Film irlando-britannique de Rich Peppiatt (2024), avec Móglai Bap, Mo Chara, DJ Próvai, Michael Fassbender, Josie Walker, Fionnuala Flaherty, Jessica Reynolds, Adam Best, Simone Kirby, Matthew Sharpe, Donagh Deeney, Marty Maguire, Lalor Roddy, Gerry Adams… 1h45. Sortie le 18 juin 2025.

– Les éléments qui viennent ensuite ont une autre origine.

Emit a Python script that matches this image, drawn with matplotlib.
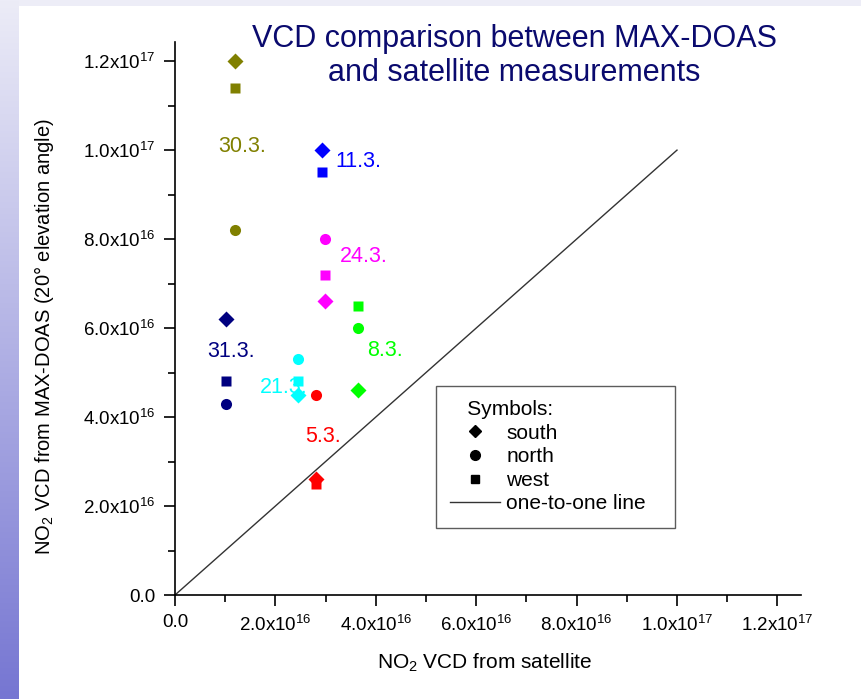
import matplotlib
matplotlib.use('Agg')
import matplotlib.pyplot as plt
import numpy as np
from matplotlib.ticker import MultipleLocator, FuncFormatter
from matplotlib.lines import Line2D

plt.rcParams['font.family'] = ['Liberation Sans', 'DejaVu Sans']
plt.rcParams['mathtext.fontset'] = 'custom'
plt.rcParams['mathtext.rm'] = 'Liberation Sans'
plt.rcParams['mathtext.it'] = 'Liberation Sans:italic'

# measurement days and their colours
days = ['30.3.', '11.3.', '24.3.', '8.3.', '31.3.', '21.3.', '5.3.']
colors = ['#808000', '#0000ff', '#ff00ff', '#00ff00', '#000080', '#00ffff', '#ff0000']

# satellite VCD (x) for each day
sat = [1.2e16, 2.93e16, 2.98e16, 3.65e16, 1.02e16, 2.45e16, 2.8e16]

# MAX-DOAS VCD per viewing direction
south = [1.2e17, 1.0e17, 6.6e16, 4.6e16, 6.2e16, 4.5e16, 2.6e16]
north = [8.2e16, None, 8.0e16, 6.0e16, 4.3e16, 5.3e16, 4.5e16]
west = [1.14e17, 9.5e16, 7.2e16, 6.5e16, 4.8e16, 4.8e16, 2.5e16]

# where the day labels sit (x, y in data units)
label_x = [0.86e16, 3.19e16, 3.29e16, 3.82e16, 0.64e16, 1.69e16, 2.59e16]
label_y = [1.007e17, 9.75e16, 7.6e16, 5.5e16, 5.48e16, 4.67e16, 3.57e16]

one_to_one = [0, 1e17]

fig = plt.figure(figsize=(8.61, 6.99), dpi=100, facecolor='white')

# slide decoration: light top band and blue gradient strip on the left
top = fig.add_axes([0, 1 - 6 / 699, 1, 6 / 699])
top.set_axis_off()
top.add_patch(plt.Rectangle((0, 0), 1, 1, color='#ededf7', transform=top.transAxes))
side = fig.add_axes([0, 0, 19 / 861, 1])
grad = np.linspace(0, 1, 256).reshape(-1, 1)
c0 = np.array([236, 236, 247]) / 255
c1 = np.array([118, 118, 210]) / 255
img = c0[None, None, :] * (1 - grad[:, :, None]) + c1[None, None, :] * grad[:, :, None]
side.imshow(img, aspect='auto', extent=[0, 1, 0, 1], origin='upper')
side.set_axis_off()

ax = fig.add_axes([175 / 861, 104 / 699, 626 / 861, 553 / 699])

ax.plot(one_to_one, one_to_one, color='#333333', lw=1.0, zorder=1)

for i in range(len(days)):
    ax.text(label_x[i], label_y[i], days[i], color=colors[i], fontsize=15.5,
            ha='left', va='center', zorder=2)
    ax.plot(sat[i], south[i], 'D', color=colors[i], ms=8, mec='none', zorder=3)
    if north[i] is not None:
        ax.plot(sat[i], north[i], 'o', color=colors[i], ms=8, mec='none', zorder=3)
    ax.plot(sat[i], west[i], 's', color=colors[i], ms=6.5, mec='none', zorder=3)

ax.set_xlim(0, 1.247e17)
ax.set_ylim(0, 1.243e17)
ax.spines['top'].set_visible(False)
ax.spines['right'].set_visible(False)
ax.spines['left'].set_linewidth(1.2)
ax.spines['bottom'].set_linewidth(1.2)

def sci(v, pos):
    if v < -1e10:
        return ''
    if abs(v) < 1e10:
        return '0.0'
    e = int(np.floor(np.log10(v) + 1e-9))
    m = v / 10 ** e
    return r'$\mathregular{%.1fx10^{%d}}$' % (m, e)

for a in (ax.xaxis, ax.yaxis):
    a.set_major_locator(MultipleLocator(2e16))
    a.set_minor_locator(MultipleLocator(1e16))
    a.set_major_formatter(FuncFormatter(sci))
ax.tick_params(which='major', direction='out', length=8, width=1.2, labelsize=13.5, pad=6)
ax.tick_params(which='minor', direction='out', length=5, width=1.2)

ax.set_xlabel(r'NO$_2$ VCD from satellite', fontsize=15)
ax.set_ylabel(u'NO$_2$ VCD from MAX-DOAS (20\u00b0 elevation angle)', fontsize=14.5)
ax.xaxis.set_label_coords(0.494, -0.103)
ax.yaxis.set_label_coords(-0.19, 0.468)

handles = [Line2D([], [], marker='D', color='black', ls='none', ms=6.5),
           Line2D([], [], marker='o', color='black', ls='none', ms=7),
           Line2D([], [], marker='s', color='black', ls='none', ms=5.5),
           Line2D([], [], color='#333333', lw=1.0)]
leg = ax.legend(handles, ['south', 'north', 'west', 'one-to-one line'],
                title='   Symbols:', title_fontsize=15, fontsize=15,
                loc='upper left', bbox_to_anchor=(0.417, 0.127, 0.382, 0.251),
                mode='expand', frameon=True, fancybox=False, edgecolor='#333333',
                handlelength=2.4, handletextpad=0.3, labelspacing=0.22,
                borderpad=0.68, borderaxespad=0)
leg._legend_box.align = 'left'
leg.get_frame().set_linewidth(1.0)

fig.text(0.597, 1 - 56 / 699, 'VCD comparison between MAX-DOAS\nand satellite measurements',
         color='#0a0a6e', fontsize=22, ha='center', va='center', linespacing=1.15)

fig.savefig('out.png', dpi=100, facecolor='white')
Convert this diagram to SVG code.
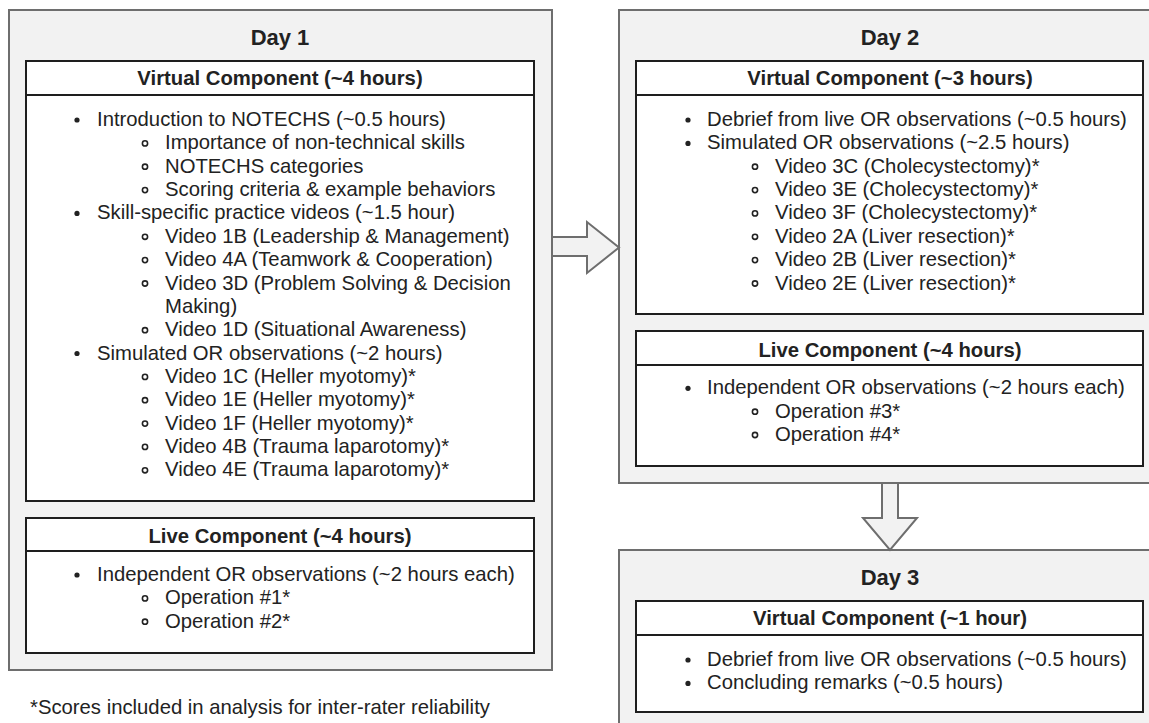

Móglai Bap et Josie Walker
Kneecap : un titre énigmatique pour un film qui revisite le genre du biopic sous un angle particulièrement original. Avec d’entrée de jeu un sérieux handicap : le groupe de rap et de hip-hop dont il est question est inconnu de la grande majorité des Français, mais brandit sa revendication identitaire comme un étendard à travers un attachement viscéral à son signe de reconnaissance menacé à très brève échéance. La spécificité de ce trio de Belfast consiste à mettre sa notoriété au service d’une cause identitaire : la sauvegarde de sa langue menacée d’extinction, faute d’être pratiquée au quotidien par l’homme de la rue qui préfère s’exprimer en anglais. Interdite pendant des siècles, l'irlandais est redevenu une des langues officielles de l’Irlande du Nord en 2022. Ces sympathisants de la cause républicaine et de l’indépendance de l’Irlande du Nord ont réussi à mettre leur renommée artistique au service d’un authentique combat politique. Le premier film de fiction de Rich Peppiatt a connu une carrière prolifique dans les festivals où il a été sélectionné : un prix du public à Sundance, trois récompenses aux Arcs, une au festival Premiers Plans d’Angers et le Bafta de la révélation. Il innove par sa façon de fictionnaliser le destin de Kneecap en décrivant ce trio infernal en première ligne d’un combat proprement identitaire qui lui a valu un surcroît inattendu de notoriété en politisant à l’extrême sa démarche artistique et en en récupérant les fruits mûrs.
Móglai Bap
Réputé pour son inventivité et son engagement, le réalisateur anglais naturalisé irlandais entre-temps multiplie les audaces visuelles en jouant la carte d’un humour potache qui cadre avec le caractère frondeur de ce groupe capable de rallier son public à sa cause et de mettre le feu, à tous les sens du terme. Autre atout maître du film, son interprétation associe les membres authentiques de Kneecap qui exploitent à merveille leur nature de bêtes de scène avec dans le rôle du père du leader Michael Fassbender à qui son interprétation de l’activiste Bobby Sands dans Hunger de Steve McQueen a valu de bénéficier d’une considération particulière de la part du public irlandais séduit par sa prestation. C’est dire à quel point ce film inventif, pétillant et volontiers frondeur réussit à remplir son contrat en évitant tous les pièges d’un genre dont il se plaît à transgresser les codes. Son positionnement stratégique entre la Fête de la musique et celle du cinéma mérite aujourd’hui de lui assurer une attention particulière de la part de celles et ceux qui apprécient les films pourvus d’un supplément d’âme. Avec en prime une musique (et des paroles !) dont l’identité assumée mérite toute notre attention.